[AIM] Write the data out again, character for character, with no images.

[GIVEN RECORDS]
+===+

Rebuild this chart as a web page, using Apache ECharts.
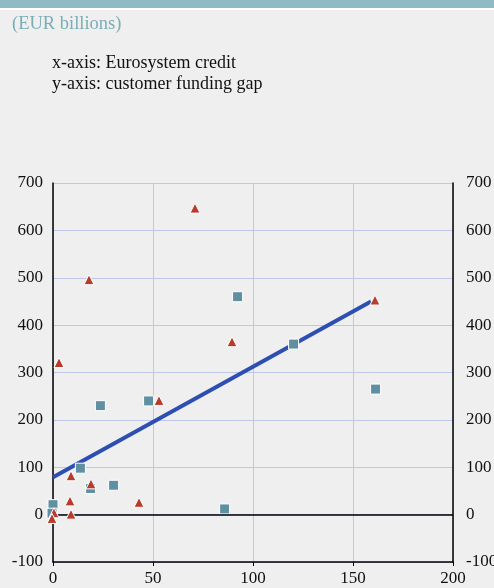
<!DOCTYPE html>
<html>
<head>
<meta charset="utf-8">
<script src="https://cdn.jsdelivr.net/npm/echarts@6/dist/echarts.min.js"></script>
<style>
html,body{margin:0;padding:0;background:#efefef;}
#chart{width:494px;height:588px;}
</style>
</head>
<body>
<div id="chart"></div>
<script>
// Triangles (red): [Eurosystem credit, customer funding gap]
var triangleX = [71, 18, 3, 89.5, 161, 53, 9, 19, 8.5, 43, 9, 0.5, -0.5];
var triangleY = [647, 496, 321, 365, 453, 241, 82, 65, 29, 26, 1, 4, -8];
// Squares (teal)
var squareX = [92.3, 120.3, 161.3, 85.8, 23.7, 47.8, 13.7, 30.3, 18.8, 0, -0.5];
var squareY = [460, 360, 265, 12, 230, 240, 98, 62, 55, 21, 3];
// Fitted line
var lineX = [0, 159];
var lineY = [79, 450];
var xTicks = [0, 50, 100, 150, 200];
var yTicks = [-100, 0, 100, 200, 300, 400, 500, 600, 700];

function pairs(xs, ys){ return xs.map(function(x,i){ return [x, ys[i]]; }); }

var chart = echarts.init(document.getElementById('chart'));
var font = '"Liberation Serif", "Times New Roman", serif';
var yAxisBase = {
  type: 'value', min: yTicks[0], max: yTicks[yTicks.length-1], interval: 100,
  axisLine: {show: true, lineStyle: {color: '#000', width: 1.5}},
  axisTick: {show: false},
  splitLine: {show: true, lineStyle: {color: '#bfc6ec', width: 1}},
  axisLabel: {color: '#111', fontFamily: font, fontSize: 17}
};
chart.setOption({
  backgroundColor: '#efefef',
  animation: false,
  graphic: [
    {type: 'rect', shape: {x: 0, y: 0, width: 494, height: 8}, style: {fill: '#8fbcc4'}},
    {type: 'rect', shape: {x: 0, y: 8, width: 494, height: 2}, style: {fill: '#ffffff'}},
    {type: 'text', left: 12, top: 15, style: {text: '(EUR billions)', fill: '#7aaeb6', font: '18.5px ' + font}},
    {type: 'text', left: 52, top: 54, style: {text: 'x-axis: Eurosystem credit', fill: '#111', font: '18px ' + font}},
    {type: 'text', left: 52, top: 75, style: {text: 'y-axis: customer funding gap', fill: '#111', font: '18px ' + font}}
  ],
  grid: {left: 53, right: 41, top: 183, bottom: 26, containLabel: false, outerBoundsMode: 'none'},
  xAxis: {
    type: 'value', min: xTicks[0], max: xTicks[xTicks.length-1], interval: 50,
    axisLine: {onZero: false, lineStyle: {color: '#000', width: 1.5}},
    axisTick: {show: true, length: 4, lineStyle: {color: '#000', width: 1}},
    splitLine: {show: true, lineStyle: {color: '#bfc6ec', width: 1}},
    axisLabel: {color: '#111', fontFamily: font, fontSize: 17, margin: 8}
  },
  yAxis: [
    Object.assign({}, yAxisBase, {position: 'left', axisLabel: Object.assign({}, yAxisBase.axisLabel, {margin: 10})}),
    Object.assign({}, yAxisBase, {position: 'right', splitLine: {show: false}, axisLabel: Object.assign({}, yAxisBase.axisLabel, {margin: 13})})
  ],
  series: [
    {
      type: 'line', data: pairs(lineX, lineY), showSymbol: false, symbol: 'none',
      lineStyle: {color: '#2d4fb2', width: 4}, z: 3,
      markLine: {silent: true, symbol: 'none', label: {show: false},
        lineStyle: {color: '#000', width: 1.5, type: 'solid'}, data: [{yAxis: 0}]}
    },
    {
      type: 'scatter', data: pairs(squareX, squareY), symbol: 'rect', symbolSize: 10, clip: false,
      itemStyle: {color: '#5f8fa0', borderColor: '#ffffff', borderWidth: 1, opacity: 1}, z: 4
    },
    {
      type: 'scatter', data: pairs(triangleX, triangleY), symbol: 'triangle', symbolSize: 10, clip: false,
      itemStyle: {color: '#b83b2b', borderColor: '#ffffff', borderWidth: 1, opacity: 1}, z: 5
    }
  ]
});
</script>
</body>
</html>
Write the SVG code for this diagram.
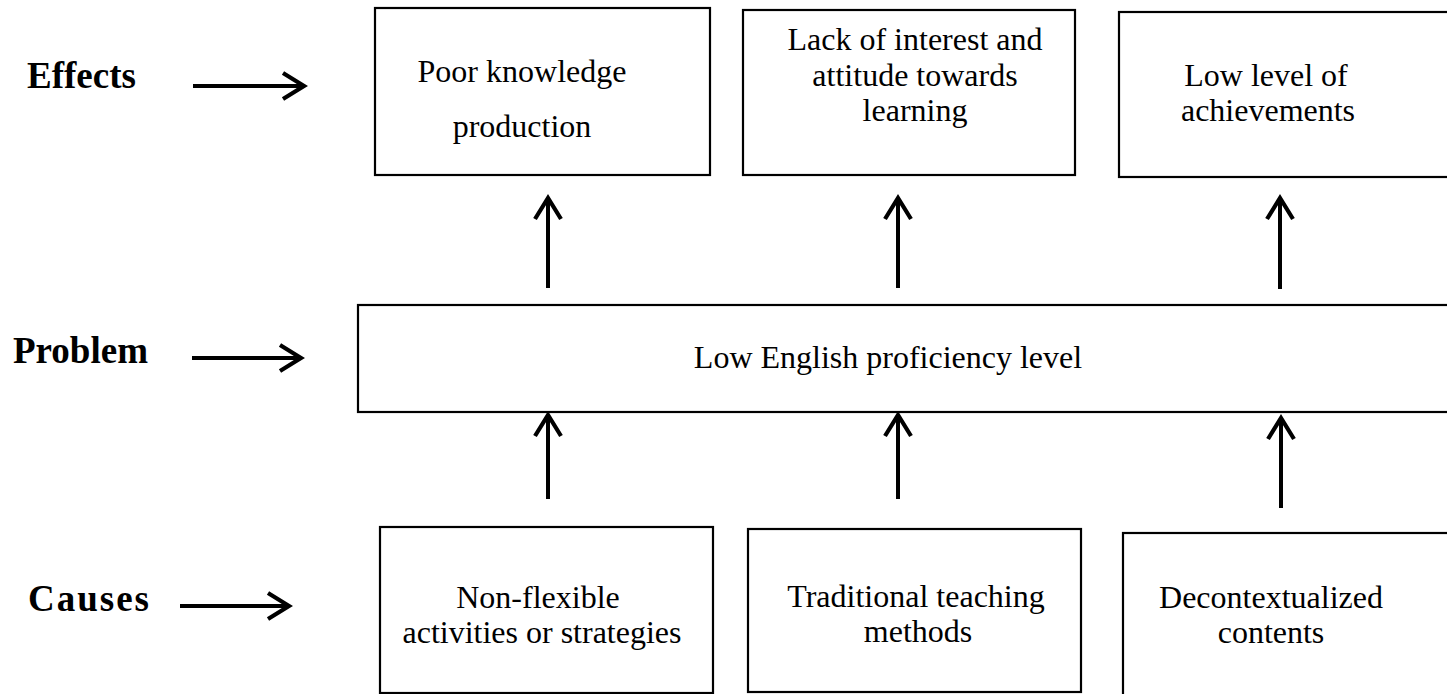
<svg xmlns="http://www.w3.org/2000/svg" width="1447" height="694" viewBox="0 0 1447 694">
<style>
.box{fill:#fff;stroke:#000;stroke-width:2.2}
.t{font-family:"Liberation Serif","Times New Roman",serif;font-size:32px;fill:#000;text-anchor:middle}
.lbl{font-family:"Liberation Serif","Times New Roman",serif;font-size:37px;font-weight:bold;fill:#000}
.arr{stroke:#000;stroke-width:4;fill:none;marker-end:url(#head)}
</style>
<defs>
<marker id="head" markerUnits="userSpaceOnUse" viewBox="-28 -18 32 36" markerWidth="32" markerHeight="36" refX="0" refY="0" orient="auto">
<path d="M-21,-13 L0,0 L-21,13" fill="none" stroke="#000" stroke-width="4.2" stroke-linejoin="miter"/>
</marker>
</defs>
<rect width="1447" height="694" fill="#fff"/>
<g id="labels">
<text class="lbl" x="27" y="88">Effects</text>
<text class="lbl" x="13" y="363">Problem</text>
<text class="lbl" x="28" y="611" letter-spacing="2">Causes</text>
</g>
<g id="effect1"><rect class="box" x="375" y="8" width="335" height="167"/><text class="t" x="522" y="82">Poor knowledge</text><text class="t" x="522" y="137">production</text></g>
<g id="effect2"><rect class="box" x="743" y="10" width="332" height="165"/><text class="t" x="915" y="50">Lack of interest and</text><text class="t" x="915" y="86">attitude towards</text><text class="t" x="915" y="121">learning</text></g>
<g id="effect3"><rect class="box" x="1119" y="12" width="340" height="165"/><text class="t" x="1266" y="86">Low level of</text><text class="t" x="1268" y="121">achievements</text></g>
<g id="problem"><rect class="box" x="358" y="305" width="1100" height="107"/><text class="t" x="888" y="368">Low English proficiency level</text></g>
<g id="cause1"><rect class="box" x="380" y="527" width="333" height="166"/><text class="t" x="538" y="608">Non-flexible</text><text class="t" x="542" y="643">activities or strategies</text></g>
<g id="cause2"><rect class="box" x="748" y="529" width="333" height="163"/><text class="t" x="916" y="607">Traditional teaching</text><text class="t" x="918" y="642">methods</text></g>
<g id="cause3"><rect class="box" x="1123" y="533" width="340" height="170"/><text class="t" x="1271" y="608">Decontextualized</text><text class="t" x="1271" y="643">contents</text></g>
<g id="connectors">
<line class="arr" x1="193" y1="86" x2="304" y2="86"/>
<line class="arr" x1="192" y1="358" x2="301" y2="358"/>
<line class="arr" x1="180" y1="606" x2="289" y2="606"/>
<line class="arr" x1="548" y1="288" x2="548" y2="198"/>
<line class="arr" x1="898" y1="288" x2="898" y2="198"/>
<line class="arr" x1="1280" y1="289" x2="1280" y2="198"/>
<line class="arr" x1="548" y1="499" x2="548" y2="415"/>
<line class="arr" x1="898" y1="499" x2="898" y2="415"/>
<line class="arr" x1="1281" y1="508" x2="1281" y2="418"/>
</g>
</svg>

+===+

[OUTPUT OF THE EXERCISE]
Rebuild this chart as a web page, using Apache ECharts.
<!DOCTYPE html>
<html>
<head>
<meta charset="utf-8">
<script src="https://cdn.jsdelivr.net/npm/echarts@6/dist/echarts.min.js"></script>
<style>
html,body{margin:0;padding:0;background:#efefef;}
#chart{width:494px;height:588px;}
</style>
</head>
<body>
<div id="chart"></div>
<script>
// Triangles (red): [Eurosystem credit, customer funding gap]
var triangleX = [71, 18, 3, 89.5, 161, 53, 9, 19, 8.5, 43, 9, 0.5, -0.5];
var triangleY = [647, 496, 321, 365, 453, 241, 82, 65, 29, 26, 1, 4, -8];
// Squares (teal)
var squareX = [92.3, 120.3, 161.3, 85.8, 23.7, 47.8, 13.7, 30.3, 18.8, 0, -0.5];
var squareY = [460, 360, 265, 12, 230, 240, 98, 62, 55, 21, 3];
// Fitted line
var lineX = [0, 159];
var lineY = [79, 450];
var xTicks = [0, 50, 100, 150, 200];
var yTicks = [-100, 0, 100, 200, 300, 400, 500, 600, 700];

function pairs(xs, ys){ return xs.map(function(x,i){ return [x, ys[i]]; }); }

var chart = echarts.init(document.getElementById('chart'));
var font = '"Liberation Serif", "Times New Roman", serif';
var yAxisBase = {
  type: 'value', min: yTicks[0], max: yTicks[yTicks.length-1], interval: 100,
  axisLine: {show: true, lineStyle: {color: '#000', width: 1.5}},
  axisTick: {show: false},
  splitLine: {show: true, lineStyle: {color: '#bfc6ec', width: 1}},
  axisLabel: {color: '#111', fontFamily: font, fontSize: 17}
};
chart.setOption({
  backgroundColor: '#efefef',
  animation: false,
  graphic: [
    {type: 'rect', shape: {x: 0, y: 0, width: 494, height: 8}, style: {fill: '#8fbcc4'}},
    {type: 'rect', shape: {x: 0, y: 8, width: 494, height: 2}, style: {fill: '#ffffff'}},
    {type: 'text', left: 12, top: 15, style: {text: '(EUR billions)', fill: '#7aaeb6', font: '18.5px ' + font}},
    {type: 'text', left: 52, top: 54, style: {text: 'x-axis: Eurosystem credit', fill: '#111', font: '18px ' + font}},
    {type: 'text', left: 52, top: 75, style: {text: 'y-axis: customer funding gap', fill: '#111', font: '18px ' + font}}
  ],
  grid: {left: 53, right: 41, top: 183, bottom: 26, containLabel: false, outerBoundsMode: 'none'},
  xAxis: {
    type: 'value', min: xTicks[0], max: xTicks[xTicks.length-1], interval: 50,
    axisLine: {onZero: false, lineStyle: {color: '#000', width: 1.5}},
    axisTick: {show: true, length: 4, lineStyle: {color: '#000', width: 1}},
    splitLine: {show: true, lineStyle: {color: '#bfc6ec', width: 1}},
    axisLabel: {color: '#111', fontFamily: font, fontSize: 17, margin: 8}
  },
  yAxis: [
    Object.assign({}, yAxisBase, {position: 'left', axisLabel: Object.assign({}, yAxisBase.axisLabel, {margin: 10})}),
    Object.assign({}, yAxisBase, {position: 'right', splitLine: {show: false}, axisLabel: Object.assign({}, yAxisBase.axisLabel, {margin: 13})})
  ],
  series: [
    {
      type: 'line', data: pairs(lineX, lineY), showSymbol: false, symbol: 'none',
      lineStyle: {color: '#2d4fb2', width: 4}, z: 3,
      markLine: {silent: true, symbol: 'none', label: {show: false},
        lineStyle: {color: '#000', width: 1.5, type: 'solid'}, data: [{yAxis: 0}]}
    },
    {
      type: 'scatter', data: pairs(squareX, squareY), symbol: 'rect', symbolSize: 10, clip: false,
      itemStyle: {color: '#5f8fa0', borderColor: '#ffffff', borderWidth: 1, opacity: 1}, z: 4
    },
    {
      type: 'scatter', data: pairs(triangleX, triangleY), symbol: 'triangle', symbolSize: 10, clip: false,
      itemStyle: {color: '#b83b2b', borderColor: '#ffffff', borderWidth: 1, opacity: 1}, z: 5
    }
  ]
});
</script>
</body>
</html>
Write the SVG code for this diagram.
<svg xmlns="http://www.w3.org/2000/svg" width="1447" height="694" viewBox="0 0 1447 694">
<style>
.box{fill:#fff;stroke:#000;stroke-width:2.2}
.t{font-family:"Liberation Serif","Times New Roman",serif;font-size:32px;fill:#000;text-anchor:middle}
.lbl{font-family:"Liberation Serif","Times New Roman",serif;font-size:37px;font-weight:bold;fill:#000}
.arr{stroke:#000;stroke-width:4;fill:none;marker-end:url(#head)}
</style>
<defs>
<marker id="head" markerUnits="userSpaceOnUse" viewBox="-28 -18 32 36" markerWidth="32" markerHeight="36" refX="0" refY="0" orient="auto">
<path d="M-21,-13 L0,0 L-21,13" fill="none" stroke="#000" stroke-width="4.2" stroke-linejoin="miter"/>
</marker>
</defs>
<rect width="1447" height="694" fill="#fff"/>
<g id="labels">
<text class="lbl" x="27" y="88">Effects</text>
<text class="lbl" x="13" y="363">Problem</text>
<text class="lbl" x="28" y="611" letter-spacing="2">Causes</text>
</g>
<g id="effect1"><rect class="box" x="375" y="8" width="335" height="167"/><text class="t" x="522" y="82">Poor knowledge</text><text class="t" x="522" y="137">production</text></g>
<g id="effect2"><rect class="box" x="743" y="10" width="332" height="165"/><text class="t" x="915" y="50">Lack of interest and</text><text class="t" x="915" y="86">attitude towards</text><text class="t" x="915" y="121">learning</text></g>
<g id="effect3"><rect class="box" x="1119" y="12" width="340" height="165"/><text class="t" x="1266" y="86">Low level of</text><text class="t" x="1268" y="121">achievements</text></g>
<g id="problem"><rect class="box" x="358" y="305" width="1100" height="107"/><text class="t" x="888" y="368">Low English proficiency level</text></g>
<g id="cause1"><rect class="box" x="380" y="527" width="333" height="166"/><text class="t" x="538" y="608">Non-flexible</text><text class="t" x="542" y="643">activities or strategies</text></g>
<g id="cause2"><rect class="box" x="748" y="529" width="333" height="163"/><text class="t" x="916" y="607">Traditional teaching</text><text class="t" x="918" y="642">methods</text></g>
<g id="cause3"><rect class="box" x="1123" y="533" width="340" height="170"/><text class="t" x="1271" y="608">Decontextualized</text><text class="t" x="1271" y="643">contents</text></g>
<g id="connectors">
<line class="arr" x1="193" y1="86" x2="304" y2="86"/>
<line class="arr" x1="192" y1="358" x2="301" y2="358"/>
<line class="arr" x1="180" y1="606" x2="289" y2="606"/>
<line class="arr" x1="548" y1="288" x2="548" y2="198"/>
<line class="arr" x1="898" y1="288" x2="898" y2="198"/>
<line class="arr" x1="1280" y1="289" x2="1280" y2="198"/>
<line class="arr" x1="548" y1="499" x2="548" y2="415"/>
<line class="arr" x1="898" y1="499" x2="898" y2="415"/>
<line class="arr" x1="1281" y1="508" x2="1281" y2="418"/>
</g>
</svg>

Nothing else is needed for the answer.